• Information provided
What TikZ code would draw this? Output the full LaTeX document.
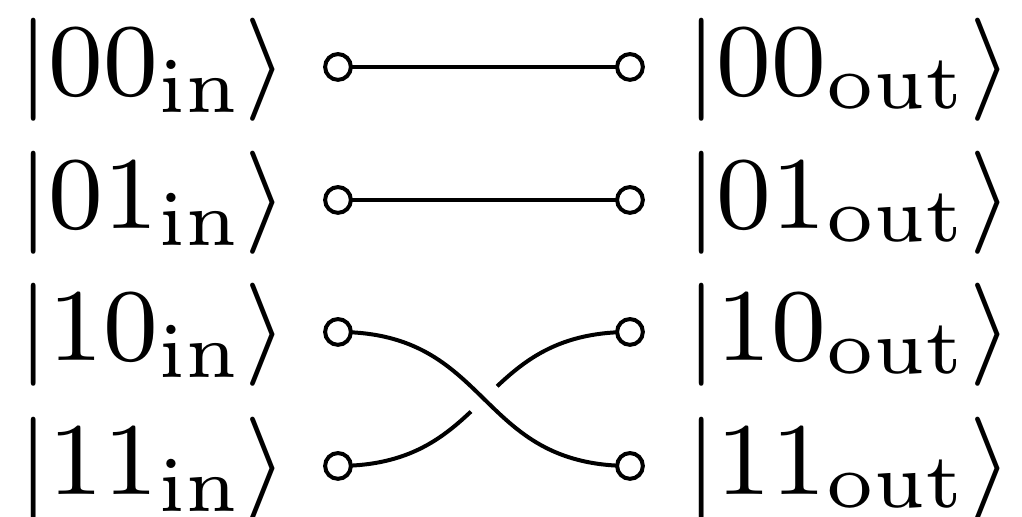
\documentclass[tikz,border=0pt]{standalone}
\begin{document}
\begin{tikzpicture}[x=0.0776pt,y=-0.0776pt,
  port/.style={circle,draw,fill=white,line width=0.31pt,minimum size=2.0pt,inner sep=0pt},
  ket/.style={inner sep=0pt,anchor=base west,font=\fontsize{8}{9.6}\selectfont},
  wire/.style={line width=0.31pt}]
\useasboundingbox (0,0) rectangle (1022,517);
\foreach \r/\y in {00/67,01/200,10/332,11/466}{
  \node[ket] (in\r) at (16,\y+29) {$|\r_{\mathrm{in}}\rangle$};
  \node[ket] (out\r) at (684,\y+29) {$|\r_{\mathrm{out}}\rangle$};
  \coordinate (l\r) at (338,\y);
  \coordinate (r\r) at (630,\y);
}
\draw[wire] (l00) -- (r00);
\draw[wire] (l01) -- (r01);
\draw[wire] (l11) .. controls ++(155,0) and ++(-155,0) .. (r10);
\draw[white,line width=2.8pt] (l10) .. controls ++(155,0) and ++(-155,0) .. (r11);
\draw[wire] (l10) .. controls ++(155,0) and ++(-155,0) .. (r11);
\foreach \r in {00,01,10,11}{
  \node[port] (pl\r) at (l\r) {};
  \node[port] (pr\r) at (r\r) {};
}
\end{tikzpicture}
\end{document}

• Objective
Reproduce the material above in full, exactly, with no images.

• Completed task
What TikZ code would draw this? Output the full LaTeX document.
\documentclass[tikz,border=0pt]{standalone}
\begin{document}
\begin{tikzpicture}[x=0.0776pt,y=-0.0776pt,
  port/.style={circle,draw,fill=white,line width=0.31pt,minimum size=2.0pt,inner sep=0pt},
  ket/.style={inner sep=0pt,anchor=base west,font=\fontsize{8}{9.6}\selectfont},
  wire/.style={line width=0.31pt}]
\useasboundingbox (0,0) rectangle (1022,517);
\foreach \r/\y in {00/67,01/200,10/332,11/466}{
  \node[ket] (in\r) at (16,\y+29) {$|\r_{\mathrm{in}}\rangle$};
  \node[ket] (out\r) at (684,\y+29) {$|\r_{\mathrm{out}}\rangle$};
  \coordinate (l\r) at (338,\y);
  \coordinate (r\r) at (630,\y);
}
\draw[wire] (l00) -- (r00);
\draw[wire] (l01) -- (r01);
\draw[wire] (l11) .. controls ++(155,0) and ++(-155,0) .. (r10);
\draw[white,line width=2.8pt] (l10) .. controls ++(155,0) and ++(-155,0) .. (r11);
\draw[wire] (l10) .. controls ++(155,0) and ++(-155,0) .. (r11);
\foreach \r in {00,01,10,11}{
  \node[port] (pl\r) at (l\r) {};
  \node[port] (pr\r) at (r\r) {};
}
\end{tikzpicture}
\end{document}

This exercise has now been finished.